SOURCE MATERIAL:
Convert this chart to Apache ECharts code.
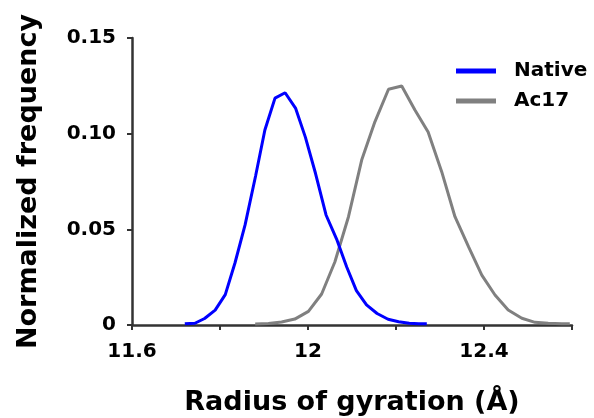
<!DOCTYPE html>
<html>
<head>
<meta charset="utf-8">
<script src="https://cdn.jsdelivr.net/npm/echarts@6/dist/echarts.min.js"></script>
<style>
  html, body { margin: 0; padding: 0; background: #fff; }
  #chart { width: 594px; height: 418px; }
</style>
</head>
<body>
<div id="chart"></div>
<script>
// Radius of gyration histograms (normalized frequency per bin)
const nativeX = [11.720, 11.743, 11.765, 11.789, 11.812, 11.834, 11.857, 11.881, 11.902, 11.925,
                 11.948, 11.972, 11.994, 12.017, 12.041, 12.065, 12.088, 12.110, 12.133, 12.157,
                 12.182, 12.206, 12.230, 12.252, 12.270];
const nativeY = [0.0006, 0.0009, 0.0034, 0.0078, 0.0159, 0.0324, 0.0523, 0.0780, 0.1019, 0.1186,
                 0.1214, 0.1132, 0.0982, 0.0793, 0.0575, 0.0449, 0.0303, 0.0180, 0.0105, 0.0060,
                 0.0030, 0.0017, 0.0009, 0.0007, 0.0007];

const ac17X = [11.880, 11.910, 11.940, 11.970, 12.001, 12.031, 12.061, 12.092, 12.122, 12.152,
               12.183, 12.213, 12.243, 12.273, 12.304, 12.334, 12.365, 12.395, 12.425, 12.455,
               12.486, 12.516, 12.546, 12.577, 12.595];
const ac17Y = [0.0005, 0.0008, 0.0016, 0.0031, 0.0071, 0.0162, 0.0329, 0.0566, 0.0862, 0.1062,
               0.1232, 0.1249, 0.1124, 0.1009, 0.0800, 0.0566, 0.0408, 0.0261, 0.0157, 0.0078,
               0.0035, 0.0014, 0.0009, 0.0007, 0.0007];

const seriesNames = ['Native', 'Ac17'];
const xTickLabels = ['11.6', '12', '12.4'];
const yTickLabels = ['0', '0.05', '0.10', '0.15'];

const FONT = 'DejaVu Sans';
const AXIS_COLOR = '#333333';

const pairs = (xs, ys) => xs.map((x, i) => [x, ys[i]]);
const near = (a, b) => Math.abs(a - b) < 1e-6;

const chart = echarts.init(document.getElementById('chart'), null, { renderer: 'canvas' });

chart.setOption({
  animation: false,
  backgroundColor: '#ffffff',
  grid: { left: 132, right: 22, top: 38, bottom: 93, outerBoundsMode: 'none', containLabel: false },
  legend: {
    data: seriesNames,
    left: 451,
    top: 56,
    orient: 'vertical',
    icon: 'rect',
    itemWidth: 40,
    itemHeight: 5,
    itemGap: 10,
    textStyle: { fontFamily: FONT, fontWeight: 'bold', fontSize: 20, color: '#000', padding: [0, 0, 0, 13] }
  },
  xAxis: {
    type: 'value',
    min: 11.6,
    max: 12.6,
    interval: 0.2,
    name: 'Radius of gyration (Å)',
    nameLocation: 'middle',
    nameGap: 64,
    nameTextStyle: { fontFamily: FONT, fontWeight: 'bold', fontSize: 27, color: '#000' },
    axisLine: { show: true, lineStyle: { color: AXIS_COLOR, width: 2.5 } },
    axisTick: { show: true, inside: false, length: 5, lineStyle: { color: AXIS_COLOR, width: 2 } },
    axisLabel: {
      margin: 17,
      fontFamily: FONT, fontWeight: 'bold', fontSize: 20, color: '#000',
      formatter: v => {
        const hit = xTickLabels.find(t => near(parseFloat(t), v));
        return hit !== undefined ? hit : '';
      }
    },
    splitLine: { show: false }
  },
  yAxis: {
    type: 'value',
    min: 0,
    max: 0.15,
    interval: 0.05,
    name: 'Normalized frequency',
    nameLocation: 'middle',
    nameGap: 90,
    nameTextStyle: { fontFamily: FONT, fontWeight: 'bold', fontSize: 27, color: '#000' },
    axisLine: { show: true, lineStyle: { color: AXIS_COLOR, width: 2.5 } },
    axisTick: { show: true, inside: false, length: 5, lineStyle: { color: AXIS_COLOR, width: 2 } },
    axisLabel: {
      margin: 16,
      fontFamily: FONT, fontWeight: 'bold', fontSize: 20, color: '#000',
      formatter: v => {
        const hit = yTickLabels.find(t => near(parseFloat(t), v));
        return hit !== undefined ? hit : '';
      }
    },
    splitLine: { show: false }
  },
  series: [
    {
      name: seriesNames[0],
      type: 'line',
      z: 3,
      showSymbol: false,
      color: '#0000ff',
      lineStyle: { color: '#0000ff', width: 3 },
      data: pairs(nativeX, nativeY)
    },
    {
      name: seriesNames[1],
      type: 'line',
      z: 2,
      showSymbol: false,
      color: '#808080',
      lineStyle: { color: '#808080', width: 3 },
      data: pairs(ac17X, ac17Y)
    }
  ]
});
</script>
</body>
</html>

GIVEN REQUEST:
With the pictures left out, transcribe the material exactly.

SOLUTION TO THE PROBLEM:
Convert this chart to Apache ECharts code.
<!DOCTYPE html>
<html>
<head>
<meta charset="utf-8">
<script src="https://cdn.jsdelivr.net/npm/echarts@6/dist/echarts.min.js"></script>
<style>
  html, body { margin: 0; padding: 0; background: #fff; }
  #chart { width: 594px; height: 418px; }
</style>
</head>
<body>
<div id="chart"></div>
<script>
// Radius of gyration histograms (normalized frequency per bin)
const nativeX = [11.720, 11.743, 11.765, 11.789, 11.812, 11.834, 11.857, 11.881, 11.902, 11.925,
                 11.948, 11.972, 11.994, 12.017, 12.041, 12.065, 12.088, 12.110, 12.133, 12.157,
                 12.182, 12.206, 12.230, 12.252, 12.270];
const nativeY = [0.0006, 0.0009, 0.0034, 0.0078, 0.0159, 0.0324, 0.0523, 0.0780, 0.1019, 0.1186,
                 0.1214, 0.1132, 0.0982, 0.0793, 0.0575, 0.0449, 0.0303, 0.0180, 0.0105, 0.0060,
                 0.0030, 0.0017, 0.0009, 0.0007, 0.0007];

const ac17X = [11.880, 11.910, 11.940, 11.970, 12.001, 12.031, 12.061, 12.092, 12.122, 12.152,
               12.183, 12.213, 12.243, 12.273, 12.304, 12.334, 12.365, 12.395, 12.425, 12.455,
               12.486, 12.516, 12.546, 12.577, 12.595];
const ac17Y = [0.0005, 0.0008, 0.0016, 0.0031, 0.0071, 0.0162, 0.0329, 0.0566, 0.0862, 0.1062,
               0.1232, 0.1249, 0.1124, 0.1009, 0.0800, 0.0566, 0.0408, 0.0261, 0.0157, 0.0078,
               0.0035, 0.0014, 0.0009, 0.0007, 0.0007];

const seriesNames = ['Native', 'Ac17'];
const xTickLabels = ['11.6', '12', '12.4'];
const yTickLabels = ['0', '0.05', '0.10', '0.15'];

const FONT = 'DejaVu Sans';
const AXIS_COLOR = '#333333';

const pairs = (xs, ys) => xs.map((x, i) => [x, ys[i]]);
const near = (a, b) => Math.abs(a - b) < 1e-6;

const chart = echarts.init(document.getElementById('chart'), null, { renderer: 'canvas' });

chart.setOption({
  animation: false,
  backgroundColor: '#ffffff',
  grid: { left: 132, right: 22, top: 38, bottom: 93, outerBoundsMode: 'none', containLabel: false },
  legend: {
    data: seriesNames,
    left: 451,
    top: 56,
    orient: 'vertical',
    icon: 'rect',
    itemWidth: 40,
    itemHeight: 5,
    itemGap: 10,
    textStyle: { fontFamily: FONT, fontWeight: 'bold', fontSize: 20, color: '#000', padding: [0, 0, 0, 13] }
  },
  xAxis: {
    type: 'value',
    min: 11.6,
    max: 12.6,
    interval: 0.2,
    name: 'Radius of gyration (Å)',
    nameLocation: 'middle',
    nameGap: 64,
    nameTextStyle: { fontFamily: FONT, fontWeight: 'bold', fontSize: 27, color: '#000' },
    axisLine: { show: true, lineStyle: { color: AXIS_COLOR, width: 2.5 } },
    axisTick: { show: true, inside: false, length: 5, lineStyle: { color: AXIS_COLOR, width: 2 } },
    axisLabel: {
      margin: 17,
      fontFamily: FONT, fontWeight: 'bold', fontSize: 20, color: '#000',
      formatter: v => {
        const hit = xTickLabels.find(t => near(parseFloat(t), v));
        return hit !== undefined ? hit : '';
      }
    },
    splitLine: { show: false }
  },
  yAxis: {
    type: 'value',
    min: 0,
    max: 0.15,
    interval: 0.05,
    name: 'Normalized frequency',
    nameLocation: 'middle',
    nameGap: 90,
    nameTextStyle: { fontFamily: FONT, fontWeight: 'bold', fontSize: 27, color: '#000' },
    axisLine: { show: true, lineStyle: { color: AXIS_COLOR, width: 2.5 } },
    axisTick: { show: true, inside: false, length: 5, lineStyle: { color: AXIS_COLOR, width: 2 } },
    axisLabel: {
      margin: 16,
      fontFamily: FONT, fontWeight: 'bold', fontSize: 20, color: '#000',
      formatter: v => {
        const hit = yTickLabels.find(t => near(parseFloat(t), v));
        return hit !== undefined ? hit : '';
      }
    },
    splitLine: { show: false }
  },
  series: [
    {
      name: seriesNames[0],
      type: 'line',
      z: 3,
      showSymbol: false,
      color: '#0000ff',
      lineStyle: { color: '#0000ff', width: 3 },
      data: pairs(nativeX, nativeY)
    },
    {
      name: seriesNames[1],
      type: 'line',
      z: 2,
      showSymbol: false,
      color: '#808080',
      lineStyle: { color: '#808080', width: 3 },
      data: pairs(ac17X, ac17Y)
    }
  ]
});
</script>
</body>
</html>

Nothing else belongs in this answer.